The policy changes will allow more senior couples to answer the call President Thomas S. Monson made during October 2010 general conference: “To you mature brothers and sisters: we need many, many more senior couples. … There are few times in your lives when you will enjoy the sweet spirit and satisfaction that come from giving full-time service together in the work of the Master” (“As We Meet Together Again,” Ensign, Nov. 2011, 6).

Now the Romigs, along with other couples, are realizing that because of the recent changes, serving a mission may become a reality sooner than they thought possible.

On October 10, 2011, the first six-month welfare missionaries—Lyle and Roslyn Archibald, from Ogden, Utah, USA—entered the Provo Missionary Training Center to begin preparations for a humanitarian medical mission in Chuuk, one of the four island states that comprise the Federated States of Micronesia.

As the Archibalds were considering serving a medical mission to Micronesia—Brother Archibald is a retired physician—they were concerned about the effect 18 months or two years in tropical conditions would have on Sister Archibald, who is very sensitive to heat.

“We hadn’t found anything that fit us, but when we heard ‘six months,’ we immediately felt good about it,” Brother Archibald said. “I’m not sure we would have found a mission that would have worked for us otherwise.”

Brother Romig added that now there are more opportunities to serve in different locations. “The changes allow us now to put our names in and say, ‘Wherever He wants us to go, we can do that.’”

Right now the Romigs are housesitting for family members who are serving a two-year couples mission in Billings, Montana, USA. Shortly after they return, the Romigs will leave on their mission.

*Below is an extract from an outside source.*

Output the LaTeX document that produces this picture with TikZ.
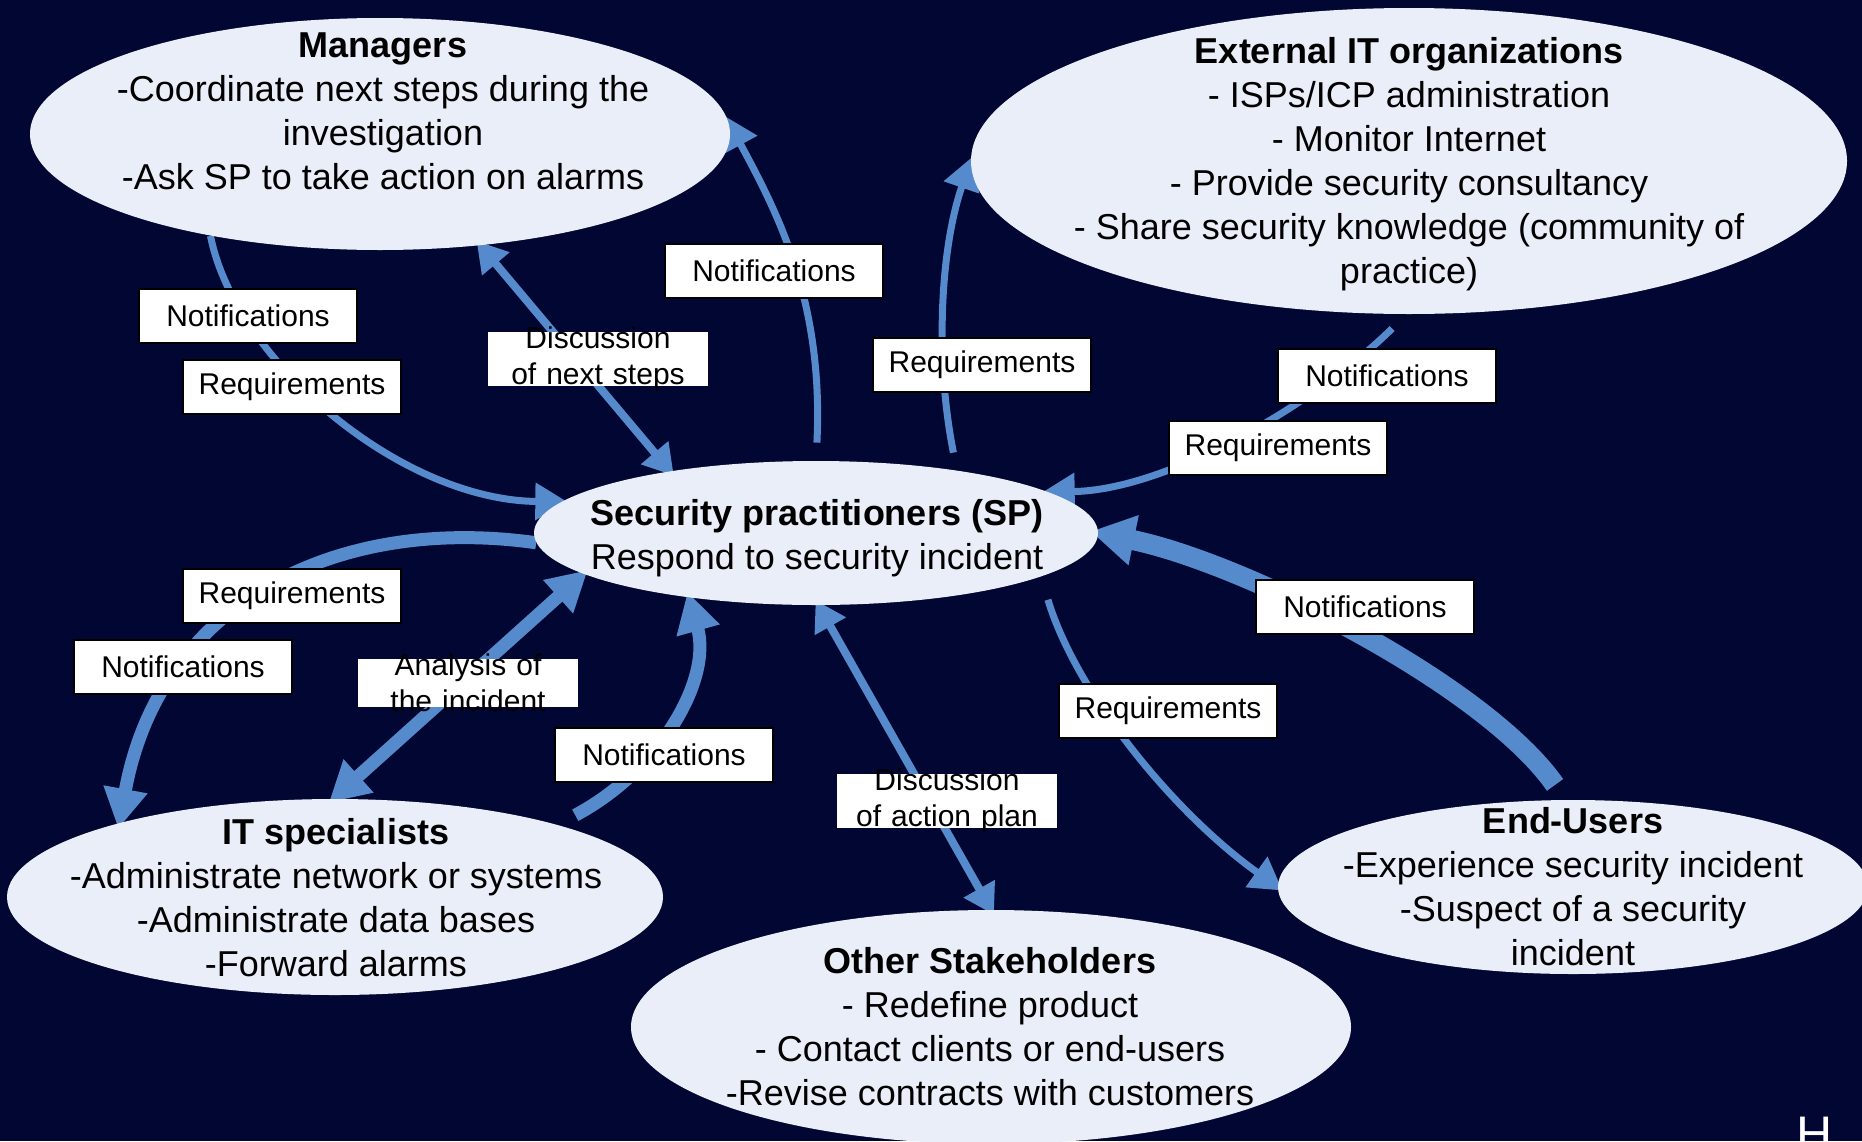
\documentclass[tikz,border=0pt]{standalone}
\usepackage{fontspec}
\setmainfont{Liberation Sans}
\usetikzlibrary{arrows.meta,shapes.geometric}
\definecolor{night}{RGB}{2,6,50}
\definecolor{linkblue}{RGB}{85,138,204}
\definecolor{cloud}{RGB}{233,238,248}
\pgfdeclarelayer{back}
\pgfdeclarelayer{links}
\pgfsetlayers{back,links,main}

\begin{document}
\begin{tikzpicture}[x=0.5pt,y=-0.5pt,
  party/.style={ellipse,fill=cloud,inner sep=0pt},
  partytext/.style={align=center,inner sep=0pt,font=\fontsize{18}{22}\selectfont},
  flowbox/.style={draw=black,line width=1pt,fill=white,inner sep=0pt,minimum width=109pt,minimum height=27pt,font=\fontsize{15}{18}\selectfont},
  talkbox/.style={fill=white,inner xsep=0pt,inner ysep=-2.4pt,text width=110pt,align=center,font=\fontsize{15}{18}\selectfont},
  thinlink/.style={draw=linkblue,line width=3.5pt,-{Triangle[length=16pt,width=18pt]}},
  talklink/.style={draw=linkblue,line width=4pt,{Triangle[length=15pt,width=17pt]}-{Triangle[length=15pt,width=17pt]}},
  itlink/.style={draw=linkblue,line width=6.5pt,-{Triangle[length=20pt,width=21pt]}},
  ittalk/.style={draw=linkblue,line width=6.5pt,{Triangle[length=20pt,width=21pt]}-{Triangle[length=20pt,width=21pt]}},
  heavylink/.style={draw=linkblue,line width=10pt,-{Triangle[length=22pt,width=24pt]}}]
\useasboundingbox (0,0) rectangle (1862,1141);
\begin{pgfonlayer}{back}
\fill[night] (0,0) rectangle (1862,1141); % --- dark slide
\end{pgfonlayer}

%---- the six parties
\node[party,minimum width=350pt,minimum height=116pt] (mgr) at (380,134) {};
\node[party,minimum width=438pt,minimum height=153pt] (ext) at (1409,161) {};
\node[party,minimum width=282pt,minimum height=72pt] (sp) at (816,533) {};
\node[party,minimum width=328pt,minimum height=98pt] (it) at (335,897) {};
\node[party,minimum width=360pt,minimum height=117pt] (oth) at (991,1027) {};
\node[party,minimum width=295pt,minimum height=87pt] (eu) at (1573,887) {};

\node[partytext] (mgr-t) at (383,111) {\textbf{Managers}\\-Coordinate next steps during the\\investigation\\-Ask SP to take action on alarms};
\node[partytext] (ext-t) at (1409,164) {\textbf{External IT organizations}\\- ISPs/ICP administration\\- Monitor Internet\\- Provide security consultancy\\- Share security knowledge (community of\\practice)};
\node[partytext] (sp-t) at (817,538) {\textbf{Security practitioners (SP)}\\Respond to security incident};
\node[partytext] (it-t) at (336,898) {\textbf{IT specialists}\\-Administrate network or systems\\-Administrate data bases\\-Forward alarms};
\node[partytext] (oth-t) at (990,1027) {\textbf{Other Stakeholders}\\- Redefine product\\- Contact clients or end-users\\-Revise contracts with customers};
\node[partytext] (eu-t) at (1573,887) {\textbf{End-Users}\\-Experience security incident\\-Suspect of a security\\incident};

%---- connectors, kept under the ellipses
\begin{pgfonlayer}{links}
\draw[thinlink,shorten >=-3pt] (mgr.211) .. controls (235,360) and (400,500) .. (sp.173);
\draw[talklink,shorten <=-3pt,shorten >=-3pt] (mgr.312) -- (sp.157);
\draw[thinlink,shorten <=9pt,shorten >=-3pt] (sp.north) .. controls (824,300) and (776,210) .. (mgr.2);
\draw[thinlink,shorten <=9pt,shorten >=-2pt] (sp.24) .. controls (935,360) and (940,250) .. (ext.west);
\draw[thinlink,shorten <=10pt,shorten >=-3pt] (ext.269) .. controls (1320,400) and (1170,490) .. (sp.10);
\draw[itlink,shorten >=-3pt] (sp.182) .. controls (340,515) and (160,600) .. (it.161);
\draw[ittalk,shorten <=-3pt,shorten >=-3pt] (sp.190) -- (it.91);
\draw[itlink,shorten <=10pt,shorten >=-3pt] (it.18) .. controls (660,770) and (712,680) .. (sp.207);
\draw[talklink,shorten <=-3pt,shorten >=-3pt] (sp.272) -- (oth.north);
\draw[thinlink,shorten <=12pt,shorten >=-3pt] (sp.349) .. controls (1075,690) and (1170,810) .. (eu.west);
\draw[heavylink,shorten <=9pt,shorten >=-4pt] (eu.95) .. controls (1485,685) and (1245,563) .. (sp.east);
\end{pgfonlayer}

%---- labels on the connectors
\foreach \nm/\x/\y/\txt in {n1/248/316/Notifications, r1/292/387/Requirements,
  n2/774/271/Notifications, r2/982/365/Requirements, n3/1387/376/Notifications,
  r3/1278/448/Requirements, r4/292/596/Requirements, n4/183/667/Notifications,
  n5/664/755/Notifications, r5/1168/711/Requirements, n6/1365/607/Notifications}
  \node[flowbox] (\nm) at (\x,\y) {\txt};
\node[talkbox] (d1) at (598,359) {Discussion\\of next steps};
\node[talkbox] (an) at (468,683) {Analysis of\\the incident};
\node[talkbox] (d2) at (947,801) {Discussion\\of action plan};

\node[white,inner sep=0pt,anchor=north west,font=\fontsize{25}{30}\selectfont] (hmark) at (1796,1117) {H};
\end{tikzpicture}
\end{document}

“I truly feel more than anything it’s a chance to pay back my Heavenly Father in some kind of service,” Sister Romig said. “Before, it was a wish and a desire. Now it’s just a matter of saying yes when the time is there. It’s a reality.”

For Roslyn and Lyle Archibald, the change in length of service required for senior missionaries enabled them to serve a six-month humanitarian mission to Micronesia.